Reckonary / Finance / The minimum payment trap
How long does paying only the minimum really take?
The minimum payment feels like the responsible amount — it is right there on the bill. But on a $5,000 card it can keep you in debt for 16 years and cost more in interest than you ever charged.
How long does it take to pay off a card on the minimum?
On a $5,000 balance at a 22% APR, paying only the minimum takes about 16 years and runs up roughly $7,673 in interest — so you hand the card company $12,673 to clear a $5,000 debt. The reason it drags on is that the minimum shrinks as the balance shrinks, so less and less of each payment ever reaches what you owe.
Walk it through with a $5,000 card
Say you owe $5,000 at 22% APR and the card sets the minimum at the greater of $35 or one percent of the balance plus that month's interest — the formula most major U.S. issuers use. In month one the interest alone is about $92, one percent of the balance is $50, so the minimum is roughly $142. Of that $142, only about $50 actually lands on the balance. The other $92 is rent on the money.

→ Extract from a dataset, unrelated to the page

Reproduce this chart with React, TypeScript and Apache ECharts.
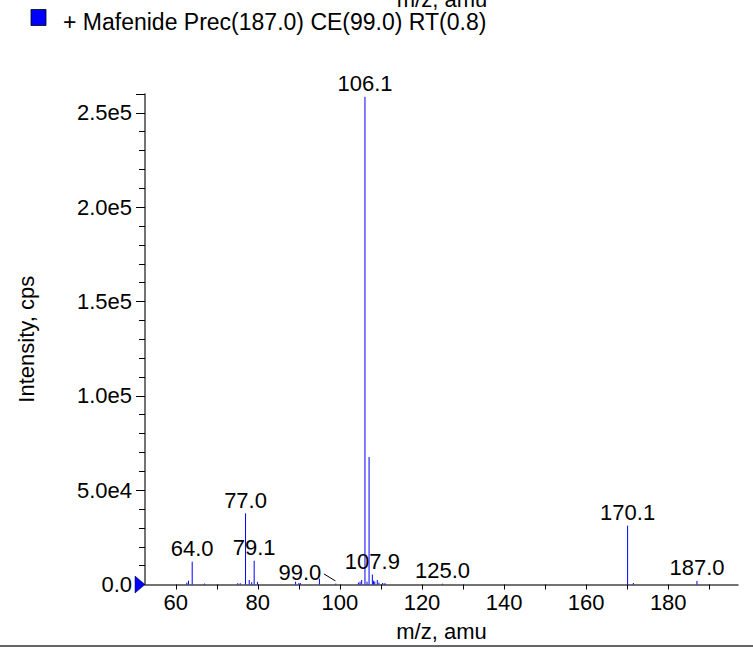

Next month the balance is a hair lower, so one percent of it is a hair lower, so the minimum drops too. Each payment is a slice of a number that keeps getting smaller, which is exactly why the tail of the payoff stretches out for years. Try it below — set your own balance and rate and watch where each payment goes and how the two payoff lines pull apart.
Set a balance and rate, then see where the money goes and how long each way takes:
Where your first $142 payment goes
The minimum line barely moves for years; the frozen payment reaches zero in 4.8 yr.
Refusing to let the payment shrink saves 11.6 yr and $4,566 in interest.
Why does the minimum drag on so long?
A fixed loan payment stays the same size until the balance is gone, so it chews through principal at a steady clip. A credit card minimum does the opposite — it is recalculated every statement as a percentage of whatever is left. Because that percentage falls in step with the balance, the payment is always shrinking, and a smaller payment clears less principal. You end up paying a percentage of a percentage of a percentage, and the last stretch of the balance can sit there for years.
That is not an accident. The minimum is set to keep your account current with the least money down, which is the arrangement that earns the lender the most interest. Knowing that is the whole game: the number on the bill is the slow lane, not the plan.
What the minimum really costs, by balance
Same 1%-plus-interest minimum, a couple of common balances and rates. The interest column is what you pay on top of the balance; the last column is everything that leaves your pocket.
| Balance | APR | Time on the minimum | Interest | You pay back |
|---|---|---|---|---|
| $2,000 | 24% | 9.2 years | $2,442 | $4,442 |
| $5,000 | 22% | 16.4 years | $7,673 | $12,673 |
| $8,000 | 22% | 20.3 years | $13,173 | $21,173 |
| $10,000 | 25% | 22.7 years | $19,245 | $29,245 |
Notice how the interest passes the balance itself as the numbers climb. On the $10,000 card you pay back nearly three times what you borrowed, and almost all of the extra is the years, not the rate.
What actually gets you out?
The single cheapest move is to stop letting the payment shrink. Pick the first month's minimum — about $142 on that $5,000 card — and keep sending exactly that every month, even as the statement asks for less. Holding that one number steady clears the same balance in under five years instead of sixteen and saves more than $4,500 in interest. You are not paying more than the card asked for in month one; you are just refusing to pay less later.
Anything above that first minimum is pure acceleration. An extra $50 or $100 a month goes straight at the balance, because the interest portion is fixed by the rate — every dollar past it is principal. If you can, that is where a windfall or a spare paycheck does the most work.
See your own payoff date and interest for any payment:
Open the credit card payoff calculator →Frequently asked questions
Why is the minimum payment set so low?
It is built to cover the month's interest plus a thin slice of the balance — often around one percent. That keeps your account current with the smallest possible dent in what you owe, which stretches the payoff and the interest that comes with it.
Does paying only the minimum hurt my credit?
Paying on time helps your score, and the minimum counts as on time. The catch is that carrying a big balance for years keeps your credit utilization high, and high utilization tends to weigh a score down. Paying more than the minimum brings the balance — and the utilization — down faster.
Is it ever fine to pay just the minimum?
For one tight month, yes — it keeps you current and dodges a late fee, which matters more than the interest. As a standing plan it is the most expensive way to carry a balance, because the shrinking payment is designed to keep you paying for as long as possible.
What is the cheapest way to pay more without a budget overhaul?
Freeze the payment. Keep sending the first month's minimum every month instead of the smaller number the statement asks for next time. It costs you nothing extra today and, on a typical card, can cut the payoff from over a decade to under five years.
Last reviewed July 2026. Minimum-payment formulas vary by card; the figures here use the greater of $35 or 1% of the balance plus interest. This guide is for education, not financial advice.